My biggest things are the repetitive guide data for OTA subs and the bad video in the small preview window. Would also strongly recommend a routine that shuts down the system completely (kills fan) when in sleep mode, and dual, simultaneous output from all the external outputs, and PIP that actually works with everything, otherwise it is useless.


----------



## Eagles (Dec 31, 2003)

ebaltz said:


> and PIP that actually works with everything, otherwise it is useless.


Thats not going to happen. This was discussed in another thread. For some technical reason the 921 doesn't have the capability to PIP in HD


----------



## BobMurdoch (Apr 24, 2002)

Oh jeez. Here we go again....

Let's just use this post as a template....

Day x: Newest version is announced.

Day x + 30: Threads start wondering when next version is to be released.

Day x + 45: Beta Testing begins on next version. Rumors that this will will fix "all" of the major gripes.

Day x + 60: Users clamor for info about the newest release. Everyone in the Beta Group quotes the gag rule for the 500th time. No one listens. They keep bugging (pardon the pun) looking for clues.

Day x + 75: "New" version coming in two weeks accourding to a good source (rumored to be the janitor in an office of an ad exec who heard a conversation while walking through E*'s corporate HQ. It will introduce more HD adjustment capabilities and and the ability to tape HD via Fire Wire. Of course what he REALLY heard was an employee reading a Dilbert cartoon where the punchline was "monkeys and duct tape". 


Day x + 90: "serious" bug discovered. New release on hold. More details to not follow.

Day x + 100: OK, we just figured out that the Eldon programmers have been spelling the word "color" as "colour" in the software code, which explains why things keep crashing. 

Day x + 101: Users go insane and flame Charlie and E*.

Day x + 110: On a Charlie Chat, Charlie announces that the new version will come out "next week"

Day x + 117: On a Retailer Chat, Jim announces that the new version will ship "next week". We had to delay it, because the programmers were delayed trying to figure out a way to get an ad for Credit Card Auto Pay onto the Title overlay at the guide screen.
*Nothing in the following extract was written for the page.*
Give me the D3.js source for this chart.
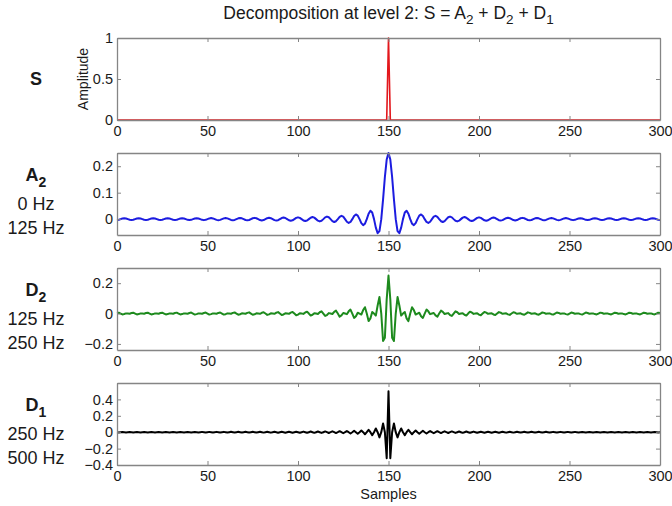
<!DOCTYPE html>
<html><head><meta charset="utf-8">
<script src="https://cdn.jsdelivr.net/npm/d3@7"></script>
<style>body{margin:0;background:#fff}svg{display:block}</style>
</head><body>
<svg id="chart" width="672" height="506"></svg>
<script>
// ---------------- DATA ----------------
const xTicks = [0, 50, 100, 150, 200, 250, 300];
const sSamples = [0, 149, 150, 151, 300];
const sValues  = [0, 0, 1, 0, 0];

const a2Values = [
-0.0033,-0.0024,0,0.0024,0.0033,0.0024,
0,-0.0024,-0.0033,-0.0024,0,0.0024,0.0034,0.0024,
0,-0.0024,-0.0034,-0.0024,0,0.0024,0.0034,0.0024,
0,-0.0024,-0.0034,-0.0024,0,0.0025,0.0035,0.0025,
0,-0.0025,-0.0035,-0.0025,0,0.0025,0.0036,0.0025,
0,-0.0026,-0.0036,-0.0026,0,0.0026,0.0037,0.0026,
0,-0.0027,-0.0038,-0.0027,0,0.0027,0.0039,0.0028,
0,-0.0028,-0.0040,-0.0028,0,0.0029,0.0041,0.0029,
0,-0.0030,-0.0043,-0.0030,0,0.0031,0.0044,0.0031,
0,-0.0032,-0.0046,-0.0033,0,0.0033,0.0048,0.0034,
0,-0.0035,-0.0050,-0.0036,0,0.0037,0.0052,0.0037,
0,-0.0038,-0.0055,-0.0040,0,0.0041,0.0058,0.0042,
0,-0.0043,-0.0062,-0.0045,0,0.0046,0.0067,0.0048,
0,-0.0050,-0.0072,-0.0052,0,0.0054,0.0078,0.0057,
0,-0.0059,-0.0086,-0.0062,0,0.0066,0.0096,0.0070,
0,-0.0074,-0.0108,-0.0079,0,0.0084,0.0124,0.0091,
0,-0.0099,-0.0146,-0.0108,0,0.0119,0.0178,0.0133,
0,-0.0151,-0.0228,-0.0174,0,0.0205,0.0319,0.0250,
0,-0.0322,-0.0531,-0.0450,0,0.0750,0.1592,0.2251,
0.25,
0.2251,0.1592,0.0750,0,-0.0450,-0.0531,-0.0322,0,
0.0250,0.0319,0.0205,0,-0.0174,-0.0228,-0.0151,0,
0.0133,0.0178,0.0119,0,-0.0108,-0.0146,-0.0099,0,
0.0091,0.0124,0.0084,0,-0.0079,-0.0108,-0.0074,0,
0.0070,0.0096,0.0066,0,-0.0062,-0.0086,-0.0059,0,
0.0057,0.0078,0.0054,0,-0.0052,-0.0072,-0.0050,0,
0.0048,0.0067,0.0046,0,-0.0045,-0.0062,-0.0043,0,
0.0042,0.0058,0.0041,0,-0.0040,-0.0055,-0.0038,0,
0.0037,0.0052,0.0037,0,-0.0036,-0.0050,-0.0035,0,
0.0034,0.0048,0.0033,0,-0.0033,-0.0046,-0.0032,0,
0.0031,0.0044,0.0031,0,-0.0030,-0.0043,-0.0030,0,
0.0029,0.0041,0.0029,0,-0.0028,-0.0040,-0.0028,0,
0.0028,0.0039,0.0027,0,-0.0027,-0.0038,-0.0027,0,
0.0026,0.0037,0.0026,0,-0.0026,-0.0036,-0.0026,0,
0.0025,0.0036,0.0025,0,-0.0025,-0.0035,-0.0025,0,
0.0025,0.0035,0.0025,0,-0.0024,-0.0034,-0.0024,0,
0.0024,0.0034,0.0024,0,-0.0024,-0.0034,-0.0024,0,
0.0024,0.0034,0.0024,0,-0.0024,-0.0033,-0.0024,0,
0.0024,0.0033,0.0024,0,-0.0024,-0.0033
];

const d2Values = [
0.0033,0.0057,0,-0.0057,-0.0033,0.0010,
0,-0.0010,0.0033,0.0057,0,-0.0057,-0.0034,0.0010,
0,-0.0010,0.0034,0.0058,0,-0.0058,-0.0034,0.0010,
0,-0.0010,0.0034,0.0059,0,-0.0059,-0.0035,0.0010,
0,-0.0010,0.0035,0.0060,0,-0.0061,-0.0036,0.0011,
0,-0.0011,0.0036,0.0063,0,-0.0063,-0.0037,0.0011,
0,-0.0011,0.0038,0.0065,0,-0.0066,-0.0039,0.0011,
0,-0.0012,0.0040,0.0069,0,-0.0070,-0.0041,0.0012,
0,-0.0012,0.0043,0.0073,0,-0.0074,-0.0044,0.0013,
0,-0.0013,0.0046,0.0079,0,-0.0080,-0.0048,0.0014,
0,-0.0014,0.0050,0.0086,0,-0.0088,-0.0052,0.0016,
0,-0.0016,0.0055,0.0095,0,-0.0098,-0.0058,0.0017,
0,-0.0018,0.0062,0.0108,0,-0.0112,-0.0067,0.0020,
0,-0.0021,0.0072,0.0125,0,-0.0131,-0.0078,0.0023,
0,-0.0025,0.0086,0.0151,0,-0.0159,-0.0096,0.0029,
0,-0.0031,0.0108,0.0190,0,-0.0204,-0.0124,0.0038,
0,-0.0041,0.0146,0.0261,0,-0.0288,-0.0178,0.0055,
0,-0.0062,0.0228,0.0419,0,-0.0495,-0.0319,0.0104,
0,-0.0133,0.0531,0.1087,0,-0.1811,-0.1592,0.0932,
0.25,
0.0932,-0.1592,-0.1811,0,0.1087,0.0531,-0.0133,0,
0.0104,-0.0319,-0.0495,0,0.0419,0.0228,-0.0062,0,
0.0055,-0.0178,-0.0288,0,0.0261,0.0146,-0.0041,0,
0.0038,-0.0124,-0.0204,0,0.0190,0.0108,-0.0031,0,
0.0029,-0.0096,-0.0159,0,0.0151,0.0086,-0.0025,0,
0.0023,-0.0078,-0.0131,0,0.0125,0.0072,-0.0021,0,
0.0020,-0.0067,-0.0112,0,0.0108,0.0062,-0.0018,0,
0.0017,-0.0058,-0.0098,0,0.0095,0.0055,-0.0016,0,
0.0016,-0.0052,-0.0088,0,0.0086,0.0050,-0.0014,0,
0.0014,-0.0048,-0.0080,0,0.0079,0.0046,-0.0013,0,
0.0013,-0.0044,-0.0074,0,0.0073,0.0043,-0.0012,0,
0.0012,-0.0041,-0.0070,0,0.0069,0.0040,-0.0012,0,
0.0011,-0.0039,-0.0066,0,0.0065,0.0038,-0.0011,0,
0.0011,-0.0037,-0.0063,0,0.0063,0.0036,-0.0011,0,
0.0011,-0.0036,-0.0061,0,0.0060,0.0035,-0.0010,0,
0.0010,-0.0035,-0.0059,0,0.0059,0.0034,-0.0010,0,
0.0010,-0.0034,-0.0058,0,0.0058,0.0034,-0.0010,0,
0.0010,-0.0034,-0.0057,0,0.0057,0.0033,-0.0010,0,
0.0010,-0.0033,-0.0057,0,0.0057,0.0033
];

const d1Values = [
0,-0.0033,0,0.0033,0,-0.0033,
0,0.0033,0,-0.0033,0,0.0034,0,-0.0034,
0,0.0034,0,-0.0034,0,0.0034,0,-0.0034,
0,0.0034,0,-0.0035,0,0.0035,0,-0.0035,
0,0.0035,0,-0.0035,0,0.0036,0,-0.0036,
0,0.0036,0,-0.0037,0,0.0037,0,-0.0037,
0,0.0038,0,-0.0038,0,0.0039,0,-0.0039,
0,0.0040,0,-0.0040,0,0.0041,0,-0.0042,
0,0.0042,0,-0.0043,0,0.0044,0,-0.0044,
0,0.0045,0,-0.0046,0,0.0047,0,-0.0048,
0,0.0049,0,-0.0050,0,0.0052,0,-0.0053,
0,0.0054,0,-0.0056,0,0.0058,0,-0.0059,
0,0.0061,0,-0.0063,0,0.0065,0,-0.0068,
0,0.0071,0,-0.0073,0,0.0077,0,-0.0080,
0,0.0084,0,-0.0088,0,0.0093,0,-0.0098,
0,0.0105,0,-0.0112,0,0.0120,0,-0.0129,
0,0.0140,0,-0.0153,0,0.0169,0,-0.0188,
0,0.0213,0,-0.0246,0,0.0290,0,-0.0354,
0,0.0455,0,-0.0637,0,0.1061,0,-0.3183,
0.5,
-0.3183,0,0.1061,0,-0.0637,0,0.0455,0,
-0.0354,0,0.0290,0,-0.0246,0,0.0213,0,
-0.0188,0,0.0169,0,-0.0153,0,0.0140,0,
-0.0129,0,0.0120,0,-0.0112,0,0.0105,0,
-0.0098,0,0.0093,0,-0.0088,0,0.0084,0,
-0.0080,0,0.0077,0,-0.0073,0,0.0071,0,
-0.0068,0,0.0065,0,-0.0063,0,0.0061,0,
-0.0059,0,0.0058,0,-0.0056,0,0.0054,0,
-0.0053,0,0.0052,0,-0.0050,0,0.0049,0,
-0.0048,0,0.0047,0,-0.0046,0,0.0045,0,
-0.0044,0,0.0044,0,-0.0043,0,0.0042,0,
-0.0042,0,0.0041,0,-0.0040,0,0.0040,0,
-0.0039,0,0.0039,0,-0.0038,0,0.0038,0,
-0.0037,0,0.0037,0,-0.0037,0,0.0036,0,
-0.0036,0,0.0036,0,-0.0035,0,0.0035,0,
-0.0035,0,0.0035,0,-0.0035,0,0.0034,0,
-0.0034,0,0.0034,0,-0.0034,0,0.0034,0,
-0.0034,0,0.0034,0,-0.0033,0,0.0033,0,
-0.0033,0,0.0033,0,-0.0033,0
];

const yDomains = [[0, 1], [-0.06, 0.25], [-0.24, 0.3], [-0.4, 0.6]];
const yTicks = [[0, 0.5, 1], [0, 0.1, 0.2], [-0.2, 0, 0.2], [-0.4, -0.2, 0, 0.2, 0.4]];
const seriesNames = [["S", ""], ["A", "2"], ["D", "2"], ["D", "1"]];
const bandLabels = [[], ["0 Hz", "125 Hz"], ["125 Hz", "250 Hz"], ["250 Hz", "500 Hz"]];
const seriesColors = ["#e3171c", "#1c1ce0", "#1d8a1d", "#000000"];
const titleText = ["Decomposition at level 2: S = A", "2", " + D", "2", " + D", "1"];

// ---------------- LAYOUT ----------------
const FONT = "'Liberation Sans', Arial, Helvetica, sans-serif";
const svg = d3.select("#chart");
const plotL = 117, plotR = 660, panelH = 82;
const panelTops = [38, 153, 268, 383];
const sampleIndex = d3.range(a2Values.length);
const seriesX = [sSamples, sampleIndex, sampleIndex, sampleIndex];
const seriesY = [sValues, a2Values, d2Values, d1Values];
const boxColor = "#858585";
const textColor = "#1a1a1a";
const tickFont = 14.5;

const x = d3.scaleLinear().domain([0, 300]).range([plotL, plotR]);

panelTops.forEach((top, p) => {
  const bottom = top + panelH;
  const y = d3.scaleLinear().domain(yDomains[p]).range([bottom, top]);
  const g = svg.append("g");

  const xs = seriesX[p], ys = seriesY[p];
  const line = d3.line().x((d, i) => x(xs[i])).y(d => y(d));
  g.append("path").datum(ys)
    .attr("d", line)
    .attr("fill", "none")
    .attr("stroke", seriesColors[p])
    .attr("stroke-width", p === 0 ? 1.6 : 2)
    .attr("stroke-linejoin", "round");

  const style = sel => {
    sel.attr("font-family", FONT).attr("font-size", tickFont);
    sel.selectAll(".domain").attr("stroke", boxColor).attr("stroke-width", 1.3);
    sel.selectAll(".tick line").attr("stroke", boxColor).attr("stroke-width", 1);
    sel.selectAll(".tick text").attr("fill", textColor);
  };

  g.append("g").attr("transform", `translate(0,${bottom})`)
    .call(d3.axisBottom(x).tickValues(xTicks).tickSize(-4).tickSizeOuter(0).tickPadding(6).tickFormat(d3.format("d")))
    .call(style);
  g.append("g").attr("transform", `translate(0,${top})`)
    .call(d3.axisTop(x).tickValues(xTicks).tickSize(-4).tickSizeOuter(0).tickFormat(""))
    .call(style);
  g.append("g").attr("transform", `translate(${plotL},0)`)
    .call(d3.axisLeft(y).tickValues(yTicks[p]).tickSize(-4).tickSizeOuter(0).tickPadding(4).tickFormat(d3.format("~g")))
    .call(style);
  g.append("g").attr("transform", `translate(${plotR},0)`)
    .call(d3.axisRight(y).tickValues(yTicks[p]).tickSize(-4).tickSizeOuter(0).tickFormat(""))
    .call(style);

  const lab = svg.append("text")
    .attr("x", 36).attr("y", p === 0 ? top + 47 : top + 28)
    .attr("text-anchor", "middle")
    .attr("font-family", FONT).attr("font-size", 18).attr("font-weight", "bold")
    .attr("fill", textColor);
  lab.append("tspan").text(seriesNames[p][0]);
  if (seriesNames[p][1]) lab.append("tspan").attr("dy", 6).attr("font-size", 14).text(seriesNames[p][1]);

  bandLabels[p].forEach((t, k) => {
    svg.append("text")
      .attr("x", 36).attr("y", top + 57 + k * 24)
      .attr("text-anchor", "middle")
      .attr("font-family", FONT).attr("font-size", 18)
      .attr("fill", textColor).text(t);
  });
});

svg.append("text")
  .attr("transform", `translate(88,${panelTops[0] + panelH / 2}) rotate(-90)`)
  .attr("text-anchor", "middle")
  .attr("font-family", FONT).attr("font-size", 14)
  .attr("fill", textColor).text("Amplitude");

svg.append("text")
  .attr("x", (plotL + plotR) / 2).attr("y", 499)
  .attr("text-anchor", "middle")
  .attr("font-family", FONT).attr("font-size", 14.5)
  .attr("fill", textColor).text("Samples");

const title = svg.append("text")
  .attr("x", (plotL + plotR) / 2).attr("y", 19)
  .attr("text-anchor", "middle")
  .attr("font-family", FONT).attr("font-size", 17.5)
  .attr("fill", textColor);
titleText.forEach((t, i) => {
  const isSub = i % 2 === 1;
  title.append("tspan")
    .attr("dy", i === 0 ? 0 : (isSub ? 5 : -5))
    .attr("font-size", isSub ? 13.5 : 17.5)
    .text(t);
});
</script>
</body></html>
Day x + 124: New version downloads. Many machines choke on the download. 2 bugs are fixed. And 3 new ones are introduced. 

Then the cycle repeats until the day they announce that they are discontinuing it.
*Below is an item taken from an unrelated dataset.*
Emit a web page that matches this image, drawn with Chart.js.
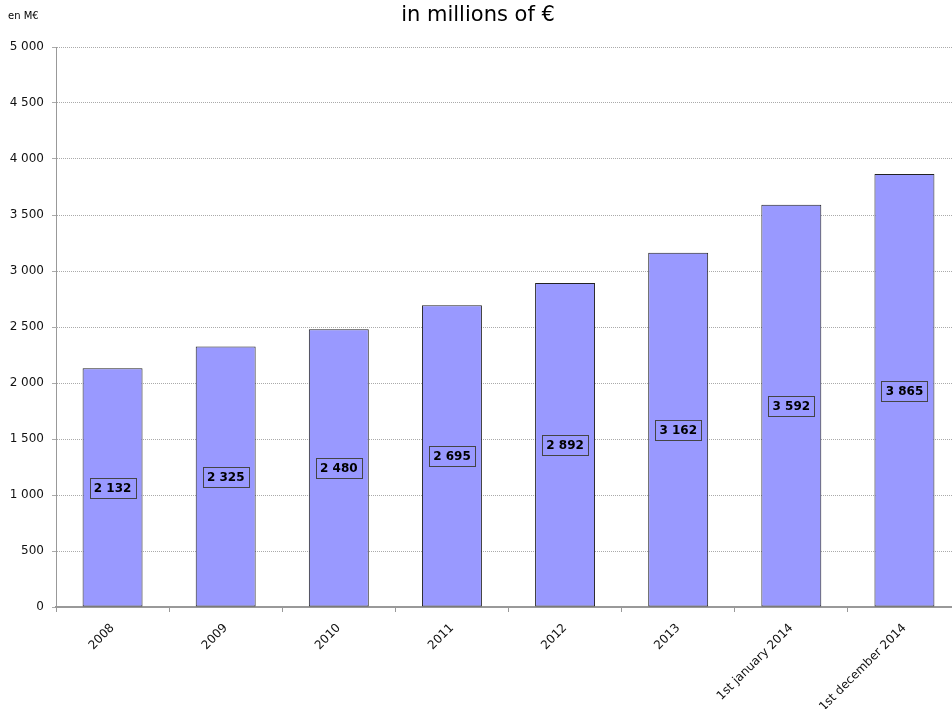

A few continue to plea for more fixes, but the more obsessive have already latched onto the "new" receiver of choice, and will not commence the whole process all over again on THAT machine.


----------



## anderdea (Jan 13, 2004)

Having to reboot once or more a day to get the AR and HD/SD commands from the remote to work is high on my list.  It's a real pain in the A _ _ . You can change HD/SD from the MENU but the Aspect Ratio Toggle as far as I know can only be done from the hand held remote. In HD a standard Definition 3 X 4 channel defaults to stretch, when the 921 stops acceppting AR commands from the remote, and the very much stretched SD image Sucks.


----------



## invaliduser88 (Apr 23, 2002)

:lol:

Maybe you should delete the Credit Card Autopay section, it might give Charlie an idea...


----------



## ebaltz (Nov 23, 2004)

Funny thing is, the software on my 501 and 510 don't really seem to have any issues that jump out at me. It doesn't lock up, I don't reboot, the timers fire, everything that is there seems to work.


----------



## jsanders (Jan 21, 2004)

ebaltz said:


> ..... simultaneous output from all the external outputs, and PIP that actually works with everything, otherwise it is useless.


I think they did that one, but it will cost you $749 to upgrade to the ill-fated 942! As far as the PIP goes, I don't know if they fixed that with the 942.

The 921 is dead now. They need a new piece of brass to polish while the ship sinks on its maiden voyage. So many similarities between the 921, 942, and the Titanic.


----------



## ebaltz (Nov 23, 2004)

Very true, next we will hear that they "no longer support" the 921. Maybe they should just subcontract to a real software programming company.


----------



## Mark Lamutt (Mar 24, 2002)

This thread is now closed. I'll open it again when I have something to pass along to you about dates. All other "When is it coming" type threads will be deleted.


----------



## Mark Lamutt (Mar 24, 2002)

We're getting new test software tonight that should fix the jitter and stretch mode bugs. I'm not going to say any more than this, and I'm not going to tell you how successful the testing is. 

But, I did want to let you know that progress is being made, and that forward movement is happening.


----------